Schmerzmittel

Opioid ohne Nebenwirkungen Nadine Tröbitscher, 05.03.2017 10:14 Uhr

Berlin - 

Verstopfung, Übelkeit, Sedierung und Suchtpotential zählen zu den klassischen Nebenwirkungen der Opioide. In einigen Krankheitsfällen wie Tumoren oder Nervenschmerzen ist eine Therapie mit den Schmerzmitteln jedoch unerlässlich. Forscher der Berliner Charité haben ein synthetisches Opioid ohne Nebenwirkungen entwickelt und die Ergebnisse im Fachmagazin „Science“ veröffentlicht.

Das Schmerzmittel ohne die typischen Nebenwirkungen befindet sich am Anfang der Entwicklung. Das Präparat wurde auf der Basis pathologischer Rezeptorkonformationen entwickelt. Entstanden ist ein Opioid-Rezeptor-Agonist. Der Prototyp trägt den Namen NFEPP. Im Unterschied zu den bekannten Opioiden wirkt das neue Medikament ausschließlich im entzündeten Gewebe. Das Prinzip wurde nur für Opioide entwickelt und ist auf andere bekannte Schmerzmittel wie nicht-steroidale-Antitheumatika (NSAR) nicht übertragbar.

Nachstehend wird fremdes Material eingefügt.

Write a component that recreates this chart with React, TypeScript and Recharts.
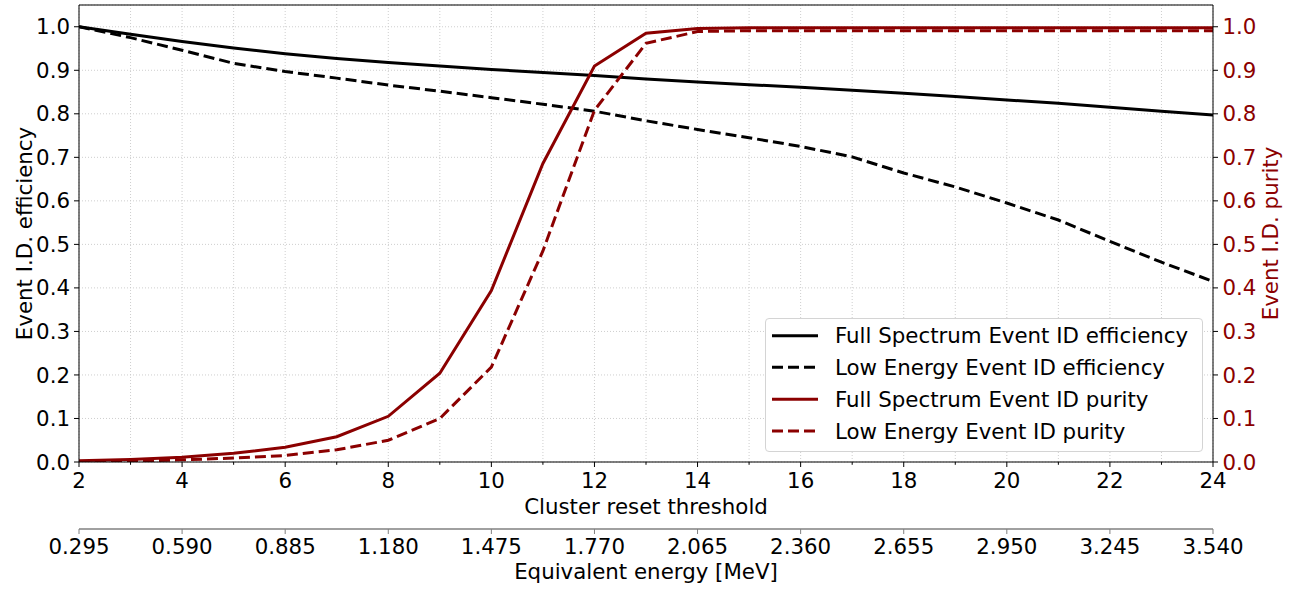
import React from 'react';
import {
  LineChart,
  Line,
  XAxis,
  YAxis,
  CartesianGrid,
  Legend,
  ReferenceLine,
} from 'recharts';

// ---------- data ----------
const thresholds = [2, 3, 4, 5, 6, 7, 8, 9, 10, 11, 12, 13, 14, 15, 16, 17, 18, 19, 20, 21, 22, 23, 24];
const effFull = [1.0, 0.983, 0.966, 0.951, 0.938, 0.927, 0.918, 0.91, 0.902, 0.895, 0.888, 0.88, 0.873, 0.867, 0.861, 0.854, 0.847, 0.84, 0.832, 0.824, 0.815, 0.806, 0.797];
const effLow = [1.0, 0.975, 0.946, 0.916, 0.897, 0.882, 0.866, 0.852, 0.837, 0.822, 0.806, 0.784, 0.764, 0.745, 0.725, 0.701, 0.664, 0.632, 0.595, 0.556, 0.507, 0.459, 0.415];
const purFull = [0.003, 0.006, 0.011, 0.02, 0.034, 0.058, 0.105, 0.204, 0.394, 0.686, 0.91, 0.985, 0.996, 0.998, 0.998, 0.998, 0.998, 0.998, 0.998, 0.998, 0.998, 0.998, 0.998];
const purLow = [0.001, 0.002, 0.005, 0.009, 0.015, 0.028, 0.05, 0.1, 0.218, 0.485, 0.808, 0.962, 0.989, 0.991, 0.991, 0.991, 0.991, 0.991, 0.991, 0.991, 0.991, 0.991, 0.991];

const xTicks = [2, 3, 4, 5, 6, 7, 8, 9, 10, 11, 12, 13, 14, 15, 16, 17, 18, 19, 20, 21, 22, 23, 24];
const energyTicks = [2, 4, 6, 8, 10, 12, 14, 16, 18, 20, 22, 24];
const yTicks = [0, 0.1, 0.2, 0.3, 0.4, 0.5, 0.6, 0.7, 0.8, 0.9, 1.0];
const ENERGY_PER_UNIT = 0.1475;

const xLabel = 'Cluster reset threshold';
const energyLabel = 'Equivalent energy [MeV]';
const leftLabel = 'Event I.D. efficiency';
const rightLabel = 'Event I.D. purity';

const RED = '#8b0000';
const FONT = "'DejaVu Sans', 'Liberation Sans', sans-serif";
const FS = 21.33;

const MAIN = 'a_main';
const ENERGY = 'b_energy';

const series = [
  { key: 'effFull', name: 'Full Spectrum Event ID efficiency', color: '#000000', dash: undefined as string | undefined, axis: 'left' },
  { key: 'effLow', name: 'Low Energy Event ID efficiency', color: '#000000', dash: '11 5', axis: 'left' },
  { key: 'purFull', name: 'Full Spectrum Event ID purity', color: RED, dash: undefined as string | undefined, axis: 'right' },
  { key: 'purLow', name: 'Low Energy Event ID purity', color: RED, dash: '11 5', axis: 'right' },
];

const data = thresholds.map((x, i) => ({
  x,
  effFull: effFull[i],
  effLow: effLow[i],
  purFull: purFull[i],
  purLow: purLow[i],
}));

// ---------- custom pieces ----------
const MainXTick = (props: any) => {
  const { x, y, payload } = props;
  const v = payload.value as number;
  const major = v % 2 === 0;
  return (
    <g>
      <line x1={x} y1={y} x2={x} y2={y + (major ? 5 : 2.8)} stroke="#000" strokeWidth={1} />
      {major && (
        <text x={x} y={y + 25.7} textAnchor="middle" fontSize={FS} fill="#000" fontFamily={FONT}>
          {v}
        </text>
      )}
    </g>
  );
};

const XTitle = (props: any) => {
  const vb = props.viewBox || { x: 79, y: 462, width: 1134, height: 67 };
  return (
    <text x={vb.x + vb.width / 2} y={vb.y + 52.3} textAnchor="middle" fontSize={FS} fill="#000" fontFamily={FONT}>
      {xLabel}
    </text>
  );
};

const EnergyTitle = (props: any) => {
  const vb = props.viewBox || { x: 79, y: 529, width: 1134, height: 60 };
  return (
    <text x={vb.x + vb.width / 2} y={vb.y + 50} textAnchor="middle" fontSize={FS} fill="#000" fontFamily={FONT}>
      {energyLabel}
    </text>
  );
};

const LeftTitle = (props: any) => {
  const vb = props.viewBox || { x: 0, y: 5, width: 79, height: 457 };
  const cx = vb.x + 32;
  const cy = vb.y + vb.height / 2;
  return (
    <text x={cx} y={cy} transform={`rotate(-90, ${cx}, ${cy})`} textAnchor="middle" fontSize={FS} fill="#000" fontFamily={FONT}>
      {leftLabel}
    </text>
  );
};

const RightTitle = (props: any) => {
  const vb = props.viewBox || { x: 1213, y: 5, width: 91, height: 457 };
  const cx = vb.x + 65;
  const cy = vb.y + vb.height / 2;
  return (
    <text x={cx} y={cy} transform={`rotate(-90, ${cx}, ${cy})`} textAnchor="middle" fontSize={FS} fill={RED} fontFamily={FONT}>
      {rightLabel}
    </text>
  );
};

const LegendBox = () => {
  const rows = [17.7, 49.3, 81.3, 113];
  return (
    <div
      style={{
        width: 438,
        height: 134,
        boxSizing: 'border-box',
        border: '1px solid #d4d4d4',
        borderRadius: 4,
        background: '#ffffff',
      }}
    >
      <svg width={436} height={132} style={{ display: 'block' }}>
        {series.map((s, i) => (
          <g key={s.key}>
            <line
              x1={6}
              x2={52}
              y1={rows[i] - 1}
              y2={rows[i] - 1}
              stroke={s.color}
              strokeWidth={3}
              strokeDasharray={s.dash}
            />
            <text x={69} y={rows[i] + 6.6} fontSize={FS} fill="#000" fontFamily={FONT}>
              {s.name}
            </text>
          </g>
        ))}
      </svg>
    </div>
  );
};

export default function App() {
  return (
    <div style={{ position: 'absolute', left: 0, top: 0, width: 1304, height: 589, background: '#fff', fontFamily: FONT }}>
      <LineChart width={1304} height={589} data={data} margin={{ top: 5, right: 0, bottom: 0, left: 0 }}>
        <CartesianGrid
          xAxisId={MAIN}
          yAxisId="left"
          stroke="#c8c8c8"
          strokeDasharray="1 2"
          strokeWidth={0.9}
        />
        <XAxis
          xAxisId={MAIN}
          dataKey="x"
          type="number"
          domain={[2, 24]}
          ticks={xTicks}
          interval={0}
          height={67}
          tickSize={0}
          tickMargin={0}
          tickLine={false}
          axisLine={{ stroke: '#000', strokeWidth: 1 }}
          tick={<MainXTick />}
          label={<XTitle />}
          allowDataOverflow
        />
        <XAxis
          xAxisId={ENERGY}
          dataKey="x"
          type="number"
          domain={[2, 24]}
          ticks={energyTicks}
          interval={0}
          height={60}
          tickSize={5}
          tickMargin={5.2}
          tickLine={{ stroke: '#808080', strokeWidth: 1 }}
          axisLine={{ stroke: '#808080', strokeWidth: 1.3 }}
          tick={{ fontSize: FS, fill: '#000', fontFamily: FONT }}
          tickFormatter={(v: number) => (v * ENERGY_PER_UNIT).toFixed(3)}
          label={<EnergyTitle />}
          allowDataOverflow
        />
        <YAxis
          yAxisId="left"
          type="number"
          domain={[0, 1.05]}
          ticks={yTicks}
          interval={0}
          width={79}
          tickSize={5}
          tickMargin={4}
          tickLine={{ stroke: '#000' }}
          axisLine={{ stroke: '#000', strokeWidth: 1 }}
          tick={{ fontSize: FS, fill: '#000', fontFamily: FONT }}
          tickFormatter={(v: number) => v.toFixed(1)}
          label={<LeftTitle />}
          allowDataOverflow
        />
        <YAxis
          yAxisId="right"
          orientation="right"
          type="number"
          domain={[0, 1.05]}
          ticks={yTicks}
          interval={0}
          width={91}
          tickSize={5}
          tickMargin={4.5}
          tickLine={{ stroke: '#000' }}
          axisLine={{ stroke: '#000', strokeWidth: 1 }}
          tick={{ fontSize: FS, fill: RED, fontFamily: FONT }}
          tickFormatter={(v: number) => v.toFixed(1)}
          label={<RightTitle />}
          allowDataOverflow
        />
        <ReferenceLine xAxisId={MAIN} yAxisId="left" y={1.05} stroke="#000" strokeWidth={1} />
        {series.map((s) => (
          <Line
            key={s.key}
            xAxisId={MAIN}
            yAxisId={s.axis}
            type="linear"
            dataKey={s.key}
            name={s.name}
            stroke={s.color}
            strokeWidth={3}
            strokeDasharray={s.dash}
            dot={false}
            activeDot={false}
            isAnimationActive={false}
          />
        ))}
        <Legend
          layout="vertical"
          align="center"
          verticalAlign="middle"
          content={() => <LegendBox />}
          wrapperStyle={{ position: 'absolute', left: 765, top: 318, width: 438, height: 134 }}
        />
      </LineChart>
    </div>
  );
}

„Unser Prototyp zeigt eine Bindung und Aktivierung von Opioidrezeptoren ausschließlich im sauren Milieu und hemmt somit Schmerz nur in verletztem Gewebe, ohne Benommenheit, Suchtpotential oder Verstopfung hervorzurufen“, schreiben Viola Spahn und Giovanna Del Vecchio, die Autorinnen der Studie. Auf gesundes Gewebe konnten die Forscher keine Wirkung feststellen.

Bekannte Opioide würden wahllos entsprechende Rezeptoren aktivieren und so zentrale und intestinale Nebenwirkungen verursachen, so die Forscher. Computersimulationen bei niedrigem pH-Wert, der ein Kennzeichen für verletztes oder entzündetes Gewebe ist, konnten bestätigen, dass der Prototyp selektiv die peripheren Opiodrezeptoren aktiviert.

Das bekannte herkömmlich eingesetzte Opioid Fentanyl zeigt hingegen keine pH-abhängige Bindung. In vitro konnte für NFEPP eine Bindung an die G-Protein Untereinheit durch Fluoreszenz-Resonanz Energieübertragung festgestellt werden. Grund für den gezielten Angriff, ist die geringe Säuredissoziationskonstante des Wirkstoffes, der somit am Ursprung der Schmerzentstehung wirken kann.

Das neue Wirkprinzip wurde bereits an Tiermodellen getestet. Entzündete Ratten-Pfoten wurden behandelt und erste Erkenntnisse gesammelt. Schmerzen durch Entzündungen verschiedenen Ursprungs konnten nachweislich gelindert werden. Bis aus dem Prototyp ein zugelassenes Arzneimittel wird, kann noch einige Jahre dauern. Die Forscher beziffern die Zeit auf schätzungsweise sechs Jahre und mehrere Millionen Entwicklungskosten.

Erst vor Kurzem hatten Wissenschaftler ein Opioid vorgestellt, das gezielt im Schmerzzentrum des Gehirns wirkt. Die Wirksamkeit von „PZM21“ wurde bereits an Mäusen nachgewiesen. Das internationale Forscherteam um Professor Dr. Brian Kobilka von der Stanford University hatte die Forschungsergebnisse im Fachjournal „Nature“ veröffentlicht.